The PNG Guide is an eBook based on Greg Roelofs' book, originally published by O'Reilly.



An Algorithmic MNG

Another good delta-PNG example, but one that creates only a single image algorithmically, is 16million.mng, which I mentioned once or twice already. Figure 12-4 shows its complete contents.

Figure 12-4

Figure 12-4: Layout of an algorithmic MNG.

The initial FRAM chunk defines the structure of the stream as a composite frame, and it is followed by a DEFI chunk that indicates the image is potentially visible. The IHDR...IEND sequence defines the first row of the image (512 pixels wide), with red changing every pixel and blue incrementing by one at the halfway point. Then the outer loop begins--we'll return to that in a moment--followed immediately by the inner loop of 255 iterations. The inner loop simply increments the green value of every pixel in the row and moves the modified line down one. The DHDR, IDAT, and IEND chunks represent this green increment; the delta pixels are simply a sequence of 512 ``0 1 0'' triples. As one might guess, they compress extremely well; the 1,536 data bytes are packed into a total of 20 zlib-compressed bytes, including six zlib header and trailer bytes.
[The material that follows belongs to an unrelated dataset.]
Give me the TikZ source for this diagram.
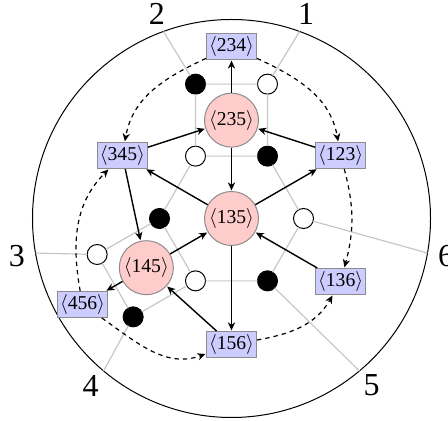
\documentclass[tikz,border=0pt]{standalone}
\usepackage{fontspec}
\setmainfont{Liberation Serif}
\usetikzlibrary{arrows.meta}
\newcommand\plk[1]{$\langle$#1$\rangle$}
\begin{document}
\begin{tikzpicture}[x=0.5pt,y=0.5pt,
  gl/.style={draw=black!22, line width=0.6pt},
  bv/.style={circle, fill=black, draw=black, minimum size=10pt, inner sep=0pt, outer sep=0pt, line width=0.5pt},
  wv/.style={circle, fill=white, draw=black, minimum size=10pt, inner sep=0pt, outer sep=0pt, line width=0.5pt},
  face/.style={circle, fill=red!20, draw=black!45, minimum size=27pt, inner sep=0pt, line width=0.5pt, font=\fontsize{9.8}{11}\selectfont},
  froz/.style={rectangle, fill=blue!20, draw=black!45, minimum width=25pt, minimum height=13pt, inner sep=0.5pt, line width=0.5pt, font=\fontsize{9.8}{11}\selectfont},
  arr/.style={-{Stealth[length=4pt,width=3.6pt,inset=1.2pt]}, line width=0.7pt, shorten >=0.3pt},
  darr/.style={arr, dash pattern=on 2.2pt off 2pt, line width=0.6pt},
  blab/.style={font=\fontsize{16}{18}\selectfont, inner sep=0pt}
]
\useasboundingbox (-231.5,-202.5) rectangle (216.5,218.5);
% outer disk
\node[circle, draw=black, line width=0.5pt, minimum size=199pt, inner sep=0pt, outer sep=0pt] (disk) at (0,0) {};
% boundary labels
\node[blab] (l1) at (70:218) {1};
\node[blab] (l2) at (110:218) {2};
\node[blab] (l3) at (190:218) {3};
\node[blab] (l4) at (230:219) {4};
\node[blab] (l5) at (310:218) {5};
\node[blab] (l6) at (350:218) {6};
% plabic vertices
\node[wv] (W2) at (120:72) {};
\node[bv] (B2) at (60:72) {};
\node[wv] (W3) at (0:72) {};
\node[bv] (B4) at (-60:72) {};
\node[wv] (W5) at (-120:72) {};
\node[bv] (B3) at (180:72) {};
\node[bv] (B1) at (105:139.09) {};
\node[wv] (W1) at (75:139.09) {};
\node[wv] (W4) at (195:139.09) {};
\node[bv] (B5) at (225:139.09) {};
% plabic edges
\draw[gl] (B1) -- (W1) (B1) -- (W2) (W1) -- (B2) (W2) -- (B2);
\draw[gl] (W2) -- (B3) (B3) -- (W5) (W5) -- (B4) (B4) -- (W3) (W3) -- (B2);
\draw[gl] (B3) -- (W4) (W4) -- (B5) (B5) -- (W5);
\draw[gl] (W1) -- (disk.70) (B1) -- (disk.110) (W4) -- (disk.190)
          (B5) -- (disk.230) (B4) -- (disk.310) (W3) -- (disk.350);
% face nodes
\node[face] (f135) at (0,0) {\plk{135}};
\node[face] (f235) at (90:98.35) {\plk{235}};
\node[face] (f145) at (210:98.35) {\plk{145}};
\node[froz] (b234) at (90:172) {\plk{234}};
\node[froz] (b456) at (210:172) {\plk{456}};
\node[froz] (b123) at (30:126) {\plk{123}};
\node[froz] (b345) at (150:126) {\plk{345}};
\node[froz] (b136) at (-30:126) {\plk{136}};
\node[froz] (b156) at (270:126) {\plk{156}};
% quiver arrows
\draw[arr] (f235) -- (b234);
\draw[arr] (f235) -- (f135);
\draw[arr] (b345) -- (f235);
\draw[arr] (b123) -- (f235);
\draw[arr] (f135) -- (b345);
\draw[arr] (f135) -- (b123);
\draw[arr] (b345) -- (f145);
\draw[arr] (f145) -- (f135);
\draw[arr] (b136) -- (f135);
\draw[arr] (f135) -- (b156);
\draw[arr] (b156) -- (f145);
\draw[arr] (f145) -- (b456);
% dashed arrows
\draw[darr] (b234) to[out=205,in=80] (b345);
\draw[darr] (b234) to[out=-25,in=100] (b123);
\draw[darr] (b456) to[out=100,in=225] (b345);
\draw[darr] (b456) to[out=325,in=200] (b156);
\draw[darr] (b123) to[out=-75,in=75] (b136);
\draw[darr] (b156) to[out=10,in=240] (b136);
\end{tikzpicture}
\end{document}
The outer loop has the task of resetting the green values to 0 again (easily accomplished by incrementing them by one more, so they roll over from 255 to 0) and of incrementing the blue values by two--recall that the first block of rows had blue = 0 on the left side and blue = 1 on the right. Thus the delta-PNG data at the bottom of the outer loop consists of 512 ``0 1 2'' triples, which compress to 23 bytes. Because the blue increments by two, this loop only needs to interate 128 times. It actually produces one extra row at the very end, but because this appears outside the frame boundary (as defined by the MHDR chunk), it is not visible.